Très active pour le parti républicain dans le comté rural de Washington, elle considère que le milliardaire est "incroyablement pro-gaz et pro-pétrole" tandis que les démocrates, au niveau local comme fédéral, ont mis en place des réglementations mettant des bâtons dans les roues de cette industrie.
"Je pense parfois que ces réglementations ne sont pas toujours appropriées", relève-t-elle.
La Pennsylvanie s'est lancée dans la fracturation hydraulique au début du XXIe siècle, connaissant un véritable boom dans l'extraction du gaz naturel qui l'a propulsée devant le Canada et le Qatar en termes de production annuelle.
Elle compte actuellement près de 13.000 puits, d'après son département de la protection de l'environnement.
- "Cols bleus et cols blancs" -
Une manne qui profite non seulement aux industriels mais également aux propriétaires des terrains, percevant des royalties, et aux autorités locales.
Mais des scientifiques, des défenseurs de l'environnement et des professionnels de la santé du monde entier plaident pour l'interdiction de cette technique d'exploitation d'énergies fossiles.

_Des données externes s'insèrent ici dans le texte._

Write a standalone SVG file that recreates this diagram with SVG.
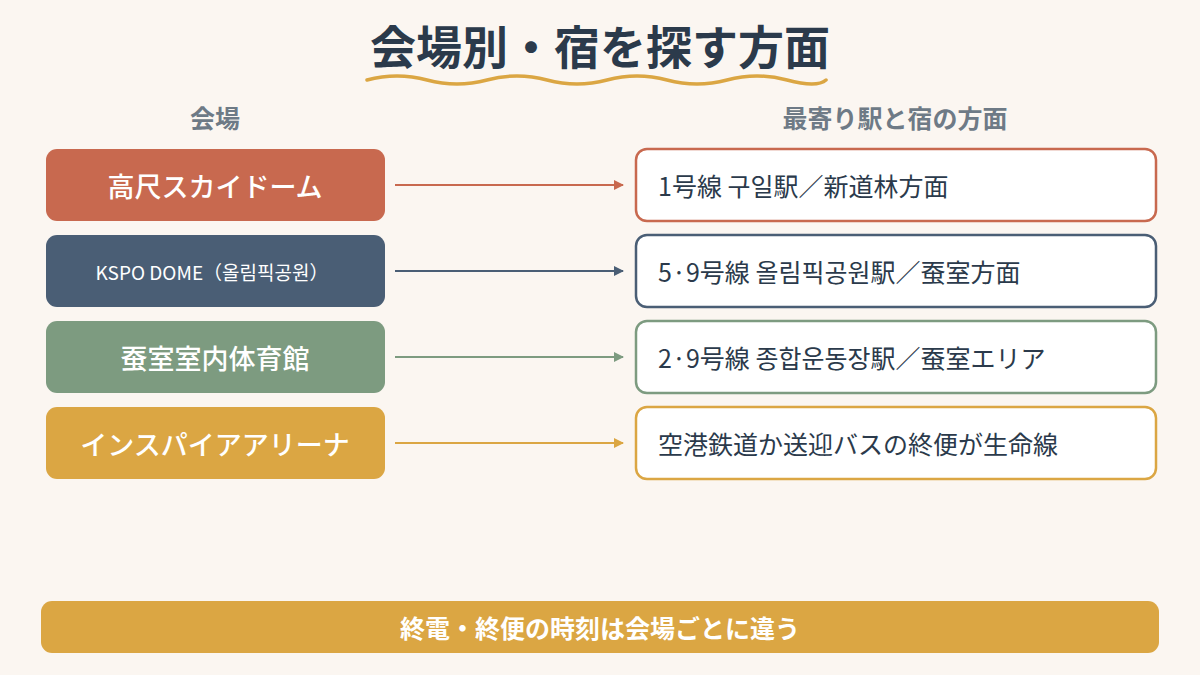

Ils mettent en avant ses effets néfastes pour la santé et pour le climat ainsi que ses conséquences à long terme sur l'environnement.
Certains pays, comme la France et l'Allemagne, ou encore des provinces canadiennes et d'autres Etats américains, ont interdit ou suspendu cette pratique.
En Pennsylvanie, où le charbon régnait autrefois en maître, le soutien pour la fracturation n'a fait que croître.
En 2022, 48% des habitants de l'Etat s'y disaient favorables contre 44% contre, selon une consultation du Muhlenberg College Institute of Public Opinion. Et 86% des personnes interrogées affirmaient que cette industrie était positive pour l'économie.
Le secteur soutenait en 2022 plus de 120.000 emplois, payés en moyenne 97.000 dollars par an, selon une étude mandatée par l'organisation commerciale Marcellus Shale Coalition (MCS).
"Ces emplois sont dans toutes les catégories", précise à l'AFP David Callahan, président de MCS. "Beaucoup d'emplois pour cols bleus. Mais aussi beaucoup d'emplois pour cols blancs".